The Mediterranean Basin has a long history of land conservation. As early as 2,000 years ago, the Romans and Greeks set aside areas for the protection of natural resources. Nonetheless, today, protected areas still only cover 90,000 km² or 4.3 percent of the total land area, of which only 29,000 km² (1.4 percent) are in IUCN categories I to IV.
In recognition of the valuable, but extremely threatened, natural heritage of the Mediterranean Basin, most countries within the region are planning significant expansion of their protected area systems, especially in Turkey, Lebanon and Syria. However, widespread development and human land-use means that many of the new protected areas will be too small to adequately support animal populations. Many existing and proposed protected areas suffer from pollution and water shortages, problems that will only intensify as the human population increases in the Basin.
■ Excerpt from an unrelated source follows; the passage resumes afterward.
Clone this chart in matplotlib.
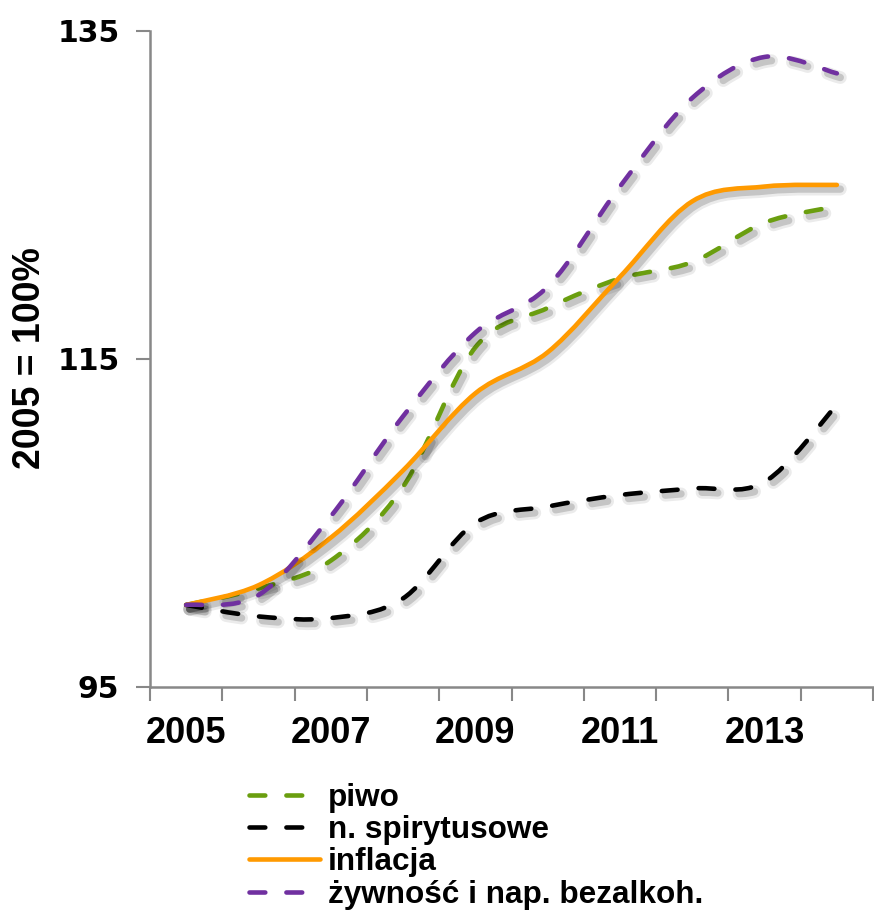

The establishment of biosphere reserves, which allow for the sustainable use of land and resources within reserve borders, has proved successful in areas where state authorities recognize their value. Achieving a balance between biodiversity conservation and human development is an important conservation strategy for the Mediterranean. Other important conservation efforts in the area include the European Union’s Habitats Directive (Natura 2000), which requires the Mediterranean countries of the European Union to identify the more important natural sites and to formulate conservation responses.
Regional cooperative programs are also an important factor for conservation in the Mediterranean Basin. One process that has established mechanisms for regional action on pollution control and conservation of the shared marine environment is the Mediterranean Action Plan, a cooperative effort established under the aegis of the United Nations in the mid-1970s, in response to the pollution-driven death of the Mediterranean Sea.
Future conservation efforts need to address population pressures on the land, especially in the coastal zone, issues of infrastructure impact and connectivity, and above all, how to maintain traditional rural livelihoods in a way that benefits biodiversity. This will require achieving sustainable levels of grazing, as well as forest and fire management.